All I seem to do is work

Our agony aunt Mary Fenwick offers a new perspective on whatever is troubling you


All I seem to do is work

I am the main breadwinner in the family, with three children under five and a househusband (although I hate that phrase) who looks after them while I’m at work. We made the decision that I would be the one to go back to work because I could make more money than him. I work long hours and I feel resentful
if I come home and the house is a mess and the kids are still up. I know it’s hard for him to be with the kids all day, but all I seem to do is work, then clean up after the children. Financially, we are barely managing, with no money to show for all our hard work.

We are both so tired and life feels like drudgery most of the time. I feel very unhappy, but I can’t see a way to change things. Name supplied

You’ve had a lot of elasticity in your life – literally, your body expanding to bear three children, your heart taking in all these new relationships, and your mind being open to family roles that are probably different from the ones you grew up with. Not to mention the fact that you are supporting your family financially. You say ‘barely’, but you are doing it, so please give yourself some credit.
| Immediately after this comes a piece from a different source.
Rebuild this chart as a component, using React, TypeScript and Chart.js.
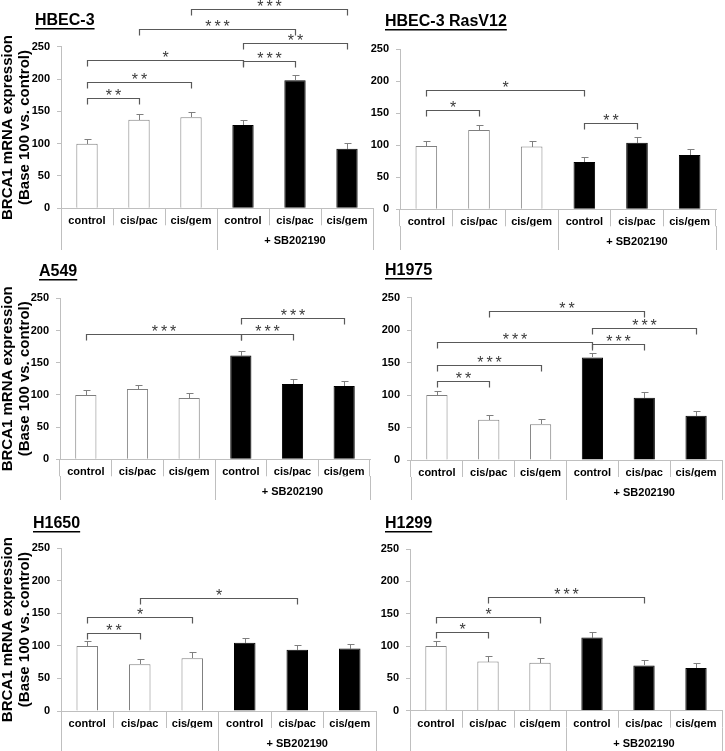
import React, { useEffect, useRef } from 'react';
import { Chart, registerables } from 'chart.js';

Chart.register(...registerables);

// ---------------- data ----------------
const categories = ['control', 'cis/pac', 'cis/gem', 'control', 'cis/pac', 'cis/gem'];
const groupLabels = ['', '+ SB202190'];
const yAxisTitle = ['BRCA1 mRNA expression', '(Base 100 vs. control)'];

type Sig = [number, number, number, string]; // from index, to index, bracket level, label

const hbec3Values = [100, 137, 141, 129, 198, 92];
const hbec3Errors = [7, 9, 8, 7, 8, 9];
const hbec3Sig: Sig[] = [
  [0, 1, 170, '**'], [0, 2, 196, '**'], [0, 3, 230, '*'], [3, 4, 228, '***'],
  [3, 5, 255, '**'], [1, 4, 278, '***'], [2, 5, 308, '***'],
];

const rasValues = [99, 124, 98, 74, 104, 85];
const rasErrors = [7, 8, 8, 8, 9, 9];
const rasSig: Sig[] = [[0, 1, 155, '*'], [0, 3, 186, '*'], [3, 4, 135, '**']];

const a549Values = [100, 109, 95, 161, 117, 114];
const a549Errors = [7, 7, 8, 7, 7, 8];
const a549Sig: Sig[] = [[0, 3, 194, '***'], [3, 4, 194, '***'], [3, 5, 219, '***']];

const h1975Values = [100, 62, 55, 158, 96, 68];
const h1975Errors = [6, 8, 8, 7, 8, 8];
const h1975Sig: Sig[] = [
  [0, 1, 122, '**'], [0, 2, 146, '***'], [0, 3, 182, '***'], [3, 4, 179, '***'],
  [3, 5, 204, '***'], [1, 4, 230, '**'],
];

const h1650Values = [100, 72, 81, 105, 94, 96];
const h1650Errors = [7, 8, 9, 7, 8, 7];
const h1650Sig: Sig[] = [[0, 1, 120, '**'], [0, 2, 145, '*'], [1, 4, 174, '*']];

const h1299Values = [100, 76, 74, 113, 70, 66];
const h1299Errors = [7, 8, 8, 8, 8, 8];
const h1299Sig: Sig[] = [[0, 1, 121, '*'], [0, 2, 145, '*'], [1, 4, 176, '***']];

// ---------------- styles ----------------
const FONT = '"Liberation Sans", Arial, Helvetica, sans-serif';
const AXIS = '#bfbfbf';
const WHITE_BORDER = '#7f7f7f';
const ERR = '#7f7f7f';
const BRACKET = '#595959';
const STAR = '#3a3a3a';

interface PanelSpec {
  title: string;
  values: number[];
  errors: number[];
  sig: Sig[];
  yTitle: boolean;
  box: { left: number; top: number; width: number; height: number };
  area: { left: number; right: number; top: number; bottom: number };
  titlePos: { x: number; y: number };
}

const panels: PanelSpec[] = [
  {
    title: 'HBEC-3', values: hbec3Values, errors: hbec3Errors, sig: hbec3Sig, yTitle: true,
    box: { left: 0, top: 0, width: 380, height: 250 },
    area: { left: 61, right: 373, top: 46.7, bottom: 208.3 },
    titlePos: { x: 35, y: 25 },
  },
  {
    title: 'HBEC-3 RasV12', values: rasValues, errors: rasErrors, sig: rasSig, yTitle: false,
    box: { left: 362, top: 0, width: 363, height: 250 },
    area: { left: 38, right: 354, top: 49.3, bottom: 209.3 },
    titlePos: { x: 23, y: 26 },
  },
  {
    title: 'A549', values: a549Values, errors: a549Errors, sig: a549Sig, yTitle: true,
    box: { left: 0, top: 250, width: 380, height: 250 },
    area: { left: 60, right: 370, top: 48.3, bottom: 209.3 },
    titlePos: { x: 39, y: 26 },
  },
  {
    title: 'H1975', values: h1975Values, errors: h1975Errors, sig: h1975Sig, yTitle: false,
    box: { left: 362, top: 250, width: 363, height: 250 },
    area: { left: 49, right: 360, top: 47.7, bottom: 210 },
    titlePos: { x: 23, y: 25 },
  },
  {
    title: 'H1650', values: h1650Values, errors: h1650Errors, sig: h1650Sig, yTitle: true,
    box: { left: 0, top: 500, width: 380, height: 251 },
    area: { left: 61, right: 376, top: 48.3, bottom: 211 },
    titlePos: { x: 33, y: 28 },
  },
  {
    title: 'H1299', values: h1299Values, errors: h1299Errors, sig: h1299Sig, yTitle: false,
    box: { left: 362, top: 500, width: 363, height: 251 },
    area: { left: 48, right: 360, top: 49, bottom: 210.7 },
    titlePos: { x: 23, y: 28 },
  },
];

const X_TICK_LEN = 17;

function makeAnnot(spec: PanelSpec) {
  return {
    id: 'annot',
    afterDatasetsDraw(chart: any) {
      const ctx: CanvasRenderingContext2D = chart.ctx;
      const xs = chart.scales.x;
      const ys = chart.scales.y;
      const meta = chart.getDatasetMeta(0);
      ctx.save();
      // error bars (upper half)
      ctx.strokeStyle = ERR;
      ctx.lineWidth = 1;
      spec.values.forEach((v, i) => {
        const bar = meta.data[i];
        const x = Math.round(bar.x) + 0.5;
        const y0 = Math.round(ys.getPixelForValue(v));
        const y1 = Math.round(ys.getPixelForValue(v + spec.errors[i])) + 0.5;
        ctx.beginPath();
        ctx.moveTo(x, y0);
        ctx.lineTo(x, y1);
        ctx.moveTo(x - 3, y1);
        ctx.lineTo(x + 4, y1);
        ctx.stroke();
      });
      // significance brackets
      spec.sig.forEach(([a, b, level, label]) => {
        const xa = Math.round(xs.getPixelForValue(a)) + 0.5;
        const xb = Math.round(xs.getPixelForValue(b)) + 0.5;
        const y = Math.round(ys.getPixelForValue(level)) + 0.5;
        ctx.strokeStyle = BRACKET;
        ctx.lineWidth = 1.2;
        ctx.beginPath();
        ctx.moveTo(xa, y + 6);
        ctx.lineTo(xa, y);
        ctx.lineTo(xb, y);
        ctx.lineTo(xb, y + 6);
        ctx.stroke();
        ctx.fillStyle = STAR;
        ctx.font = `16px ${FONT}`;
        ctx.textAlign = 'center';
        ctx.textBaseline = 'alphabetic';
        (ctx as any).letterSpacing = '3px';
        ctx.fillText(label, (xa + xb) / 2 + 1.5, y + 2.5);
        (ctx as any).letterSpacing = '0px';
      });
      // panel title, underlined
      ctx.fillStyle = '#000';
      ctx.font = `bold 16px ${FONT}`;
      ctx.textAlign = 'left';
      ctx.textBaseline = 'alphabetic';
      ctx.fillText(spec.title, spec.titlePos.x, spec.titlePos.y);
      const w = ctx.measureText(spec.title).width;
      ctx.fillRect(spec.titlePos.x, spec.titlePos.y + 3, w, 1.5);
      ctx.restore();
    },
  };
}

function Panel({ spec }: { spec: PanelSpec }) {
  const ref = useRef<HTMLCanvasElement>(null);
  useEffect(() => {
    const { box, area } = spec;
    const x2Height = box.height - area.bottom - X_TICK_LEN;
    const tickFont = { family: FONT, size: 11, weight: 'bold' as const };
    const chart = new Chart(ref.current!, {
      type: 'bar',
      data: {
        labels: categories,
        datasets: [
          {
            data: spec.values,
            backgroundColor: spec.values.map((_, i) => (i < 3 ? '#ffffff' : '#000000')),
            borderColor: spec.values.map((_, i) => (i < 3 ? WHITE_BORDER : '#000000')),
            borderWidth: 1,
            categoryPercentage: 1,
            barPercentage: 0.41,
          },
        ],
      },
      options: {
        animation: false,
        responsive: false,
        maintainAspectRatio: false,
        events: [],
        layout: {
          autoPadding: false,
          padding: { left: 0, right: box.width - area.right, top: area.top, bottom: 0 },
        },
        plugins: {
          legend: { display: false },
          tooltip: { enabled: false },
          title: { display: false },
        },
        scales: {
          y: {
            min: 0,
            max: 250,
            ticks: { stepSize: 50, font: tickFont, color: '#000', padding: 7 },
            grid: { drawOnChartArea: false, tickLength: 4, color: AXIS },
            border: { color: AXIS },
            title: {
              display: spec.yTitle,
              text: yAxisTitle,
              color: '#000',
              padding: 0,
              font: { family: FONT, size: 15, weight: 'bold', lineHeight: 1.1 },
            },
            afterFit: (s: any) => {
              s.width = area.left;
            },
          },
          x: {
            type: 'category',
            position: 'bottom',
            weight: 0,
            offset: true,
            grid: { offset: true, drawOnChartArea: false, tickLength: X_TICK_LEN, color: AXIS },
            border: { color: AXIS },
            ticks: { font: tickFont, color: '#000', padding: -10.6, autoSkip: false, maxRotation: 0 },
            afterFit: (s: any) => {
              s.height = X_TICK_LEN;
            },
          },
          x2: {
            type: 'category',
            position: 'bottom',
            weight: 1,
            labels: groupLabels,
            offset: true,
            grid: { offset: true, drawOnChartArea: false, tickLength: x2Height, color: AXIS },
            border: { display: false },
            ticks: { font: tickFont, color: '#000', padding: 9.4 - x2Height, autoSkip: false, maxRotation: 0 },
            afterFit: (s: any) => {
              s.height = x2Height;
            },
          },
        },
      } as any,
      plugins: [makeAnnot(spec)],
    });
    return () => chart.destroy();
  }, [spec]);
  const { box } = spec;
  return (
    <canvas
      ref={ref}
      width={box.width}
      height={box.height}
      style={{ position: 'absolute', left: box.left, top: box.top, width: box.width, height: box.height }}
    />
  );
}

export default function App() {
  return (
    <div style={{ position: 'absolute', left: 0, top: 0, width: 725, height: 751, background: '#fff' }}>
      {panels.map((p) => (
        <Panel key={p.title} spec={p} />
      ))}
    </div>
  );
}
Right now though, things sound over-stretched, tight and tough. I know the feeling. Research has shown that the short-term, perhaps more frivolous, joys of life can dip in early parenthood, but you are building your reserves of deep satisfaction. You are climbing a mountain, and there will be days when you hate the mountain.

Your biggest asset in your life is your relationship with your husband, and your first 10 minutes at home in the evening could make a huge difference. The idea comes from family therapist Steve Biddulph, who says that after a working day apart, parents can be spinning like tops at different speeds.

Biddulph suggests five steps for reconnection, beginning with the decision to sit down and take a few minutes out together. The other keys in his plan are: share a healthy snack, be strict about this being adult time, and talk only if you want to, but otherwise sit quietly and enjoy just being there. An optional extra, if you both drink alcohol, is to have a small drink to signal winding-down time to your body. Above all, avoid playing the game of ‘Who had the worst day?’

I also wonder about some gentle mind and body stretches for both you and your husband. Yin yoga was developed for students of meditation who found it difficult to sit for a long period of time. You will find several free video options online. I know money is tight, but if you can possibly find a way to get to a class – ideally together – that will be better.

If you do nothing else, please try meditation. You could perhaps take the time for it as your own personal buffer zone between work and home. There are millions of words written about mindfulness, so I won’t add my own justification. Please research it, and please do it. When your mind and body are more at ease, the money issues will fall into their rightful place in your life.